All three agree being a woman is not a deterrent to being able to physically do the job. Brewer agrees the qualifications should be the same, regardless of gender.
“I have wrestled with guys three times my size,” Brewer said. “Some may expect us to back down, but we don’t.”
“When I was in the academy, I would want to fight against the guys,” Cuccaro said.
Davis also did.
“I’d kick them in the back of the knee to knock their legs out from under them,” she said.
All three say their families have been very supportive of their decisions to become police officers.
When Cassie Campsey first became a police officer 17 years ago, she was one of just a few. Campsey worked as a police officer for 7 ½ years in Greensboro, N.C. She moved back to her native Washington County so she could be closer to home. She was a part-time officer in South Strabane Township for about 15 months before getting a full-time position with Cecil Township about 8 ½ years ago.
As a single mother, Campsey faces the challenge of balancing motherhood with her job.
“I couldn’t do it without help from my family and a part-time baby-sitter,” Campsey said. “I work long hours, but I like our schedule because we end up getting more days off, including every other weekend.”
She tries to plan special activities to do with her daughter during her time off, like going to a water park or going away for a few days.
“I am definitely happy doing this, it suits me,” she said of her job. “And I work in a great township and for a great department.”
Campsey said she and other female officers tend to be more empathetic when dealing with people.
Ashley Price has always wanted to do something to serve her community and country. Her mother was not wild about a career in the military, so Price went to Penn State, starting out at the Behrend campus before moving on to the main campus, where she finished her degree with a dual major in administration of justice and Spanish. She joined the Canonsburg police department in 2012, before taking a job with Chartiers Township police in May 2015.
“I wanted to make a difference,” she said. “It may seem to be a cliche, but I wanted to catch the bad guy.”
“Everyone treats you well here,” Price said of township residents. “Everybody waves at you, they like the police. Every so often, a man will call me ‘sweetie’ or ‘honey’ when I am out on a call, but that doesn’t bother me because I don’t think they are being disrespectful.”
Price has a good rapport with the men she works with in the department.
“I like everybody I work with, and that’s huge,” she said. “The guys just treat me like one of the guys. It is an honor to be able to do this job.”
Price said in some cases, it helps to be a female.
“Sometimes a victim will ask the male officer to leave because she is more comfortable talking to a woman,” Price said.

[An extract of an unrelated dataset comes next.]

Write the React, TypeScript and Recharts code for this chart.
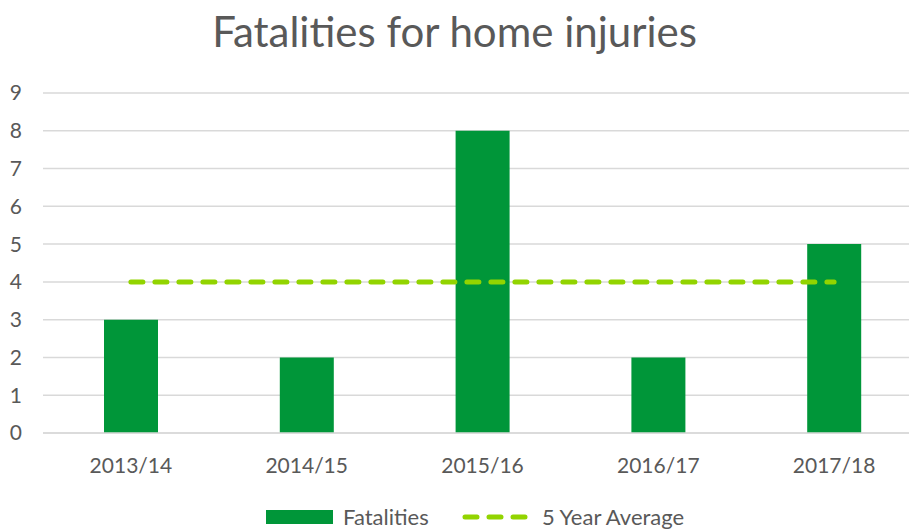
import React from 'react';
import { ComposedChart, Bar, Line, XAxis, YAxis, CartesianGrid, Legend } from 'recharts';

const categories = ['2013/14', '2014/15', '2015/16', '2016/17', '2017/18'];
const fatalities = [3, 2, 8, 2, 5];
const fiveYearAverage = [4, 4, 4, 4, 4];
const yTicks = [0, 1, 2, 3, 4, 5, 6, 7, 8, 9];

const data = categories.map((c, i) => ({ year: c, fatalities: fatalities[i], avg: fiveYearAverage[i] }));

const FONT = 'Lato, "Open Sans", sans-serif';
const TEXT = '#595959';
const BAR = '#009639';
const LINE = '#92D400';

const LegendContent = () => (
  <div style={{ display: 'flex', alignItems: 'center', height: 27, fontFamily: FONT, fontSize: 22, color: TEXT, whiteSpace: 'nowrap' }}>
    <svg width={67} height={14} style={{ marginRight: 10, flex: 'none' }}>
      <rect x={0} y={0} width={67} height={14} fill={BAR} />
    </svg>
    <span style={{ display: 'inline-block', width: 119 }}>Fatalities</span>
    <svg width={68} height={10} style={{ marginRight: 12, flex: 'none' }}>
      <line x1={3} y1={5} x2={65} y2={5} stroke={LINE} strokeWidth={5} strokeDasharray="12 12" strokeLinecap="round" />
    </svg>
    <span>5 Year Average</span>
  </div>
);

export default function App() {
  return (
    <div style={{ position: 'fixed', left: 0, top: 0, width: 909, height: 530, overflow: 'hidden', background: '#fff' }}>
      <div style={{ position: 'absolute', left: 0, top: 6, width: 909, textAlign: 'center', fontFamily: FONT, fontSize: 42, lineHeight: 1.2, color: TEXT }}>
        Fatalities for home injuries
      </div>
      <ComposedChart
        width={930}
        height={530}
        data={data}
        margin={{ top: 93, right: 8, left: 0, bottom: 0 }}
      >
        <CartesianGrid vertical={false} stroke="#d9d9d9" strokeWidth={1.5} />
        <XAxis
          dataKey="year"
          height={70}
          tickLine={false}
          axisLine={{ stroke: '#d9d9d9', strokeWidth: 1.5 }}
          tickSize={0}
          tickMargin={25}
          tick={{ fill: TEXT, fontSize: 21, fontFamily: FONT }}
          interval={0}
        />
        <YAxis
          width={43}
          domain={[0, 9]}
          ticks={yTicks}
          interval={0}
          axisLine={false}
          tickLine={false}
          tickSize={0}
          tickMargin={21}
          tick={{ fill: TEXT, fontSize: 21, fontFamily: FONT }}
        />
        <Bar dataKey="fatalities" fill={BAR} barSize={54} isAnimationActive={false} />
        <Line
          dataKey="avg"
          stroke={LINE}
          strokeWidth={5}
          strokeDasharray="12 12"
          strokeLinecap="round"
          dot={false}
          activeDot={false}
          isAnimationActive={false}
        />
        <Legend
          verticalAlign="bottom"
          content={LegendContent}
          wrapperStyle={{ left: 266, width: 500 }}
        />
      </ComposedChart>
    </div>
  );
}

Abby France was not sure if she would go to law school or the police academy while a major in political science and pre-law at California University of Pennsylvania. But the thought of having more student loans prompted her to opt for the academy.
“I have always been interested in the law,” said France, who joined the North Strabane Township police department in August after working part time in McDonald. “I had a minor in criminal justice and actually enjoyed those classes the most.
“It is nice that more women are joining law enforcement,” she added.
Like the others, she said being a woman sometimes can be an advantage. France also has found female victims are often more comfortable talking to her if they are a victim of a sexual assault.
“They seem to open up quicker when talking with a woman,” she said.
Andrea Steiner had plans to work as a juvenile probation officer. But after an internship with the Penn Hills police department in Allegheny County, she switched gears and instead went to the police academy. She started her career in 2010 with the Clairton police department before she was hired as an officer in South Strabane Township. That department was one of the first in the county to hire a female in the 1970s.
“I think people are getting used to seeing more female officers,” Steiner said. “I absolutely love my job. I couldn’t see myself doing anything else.”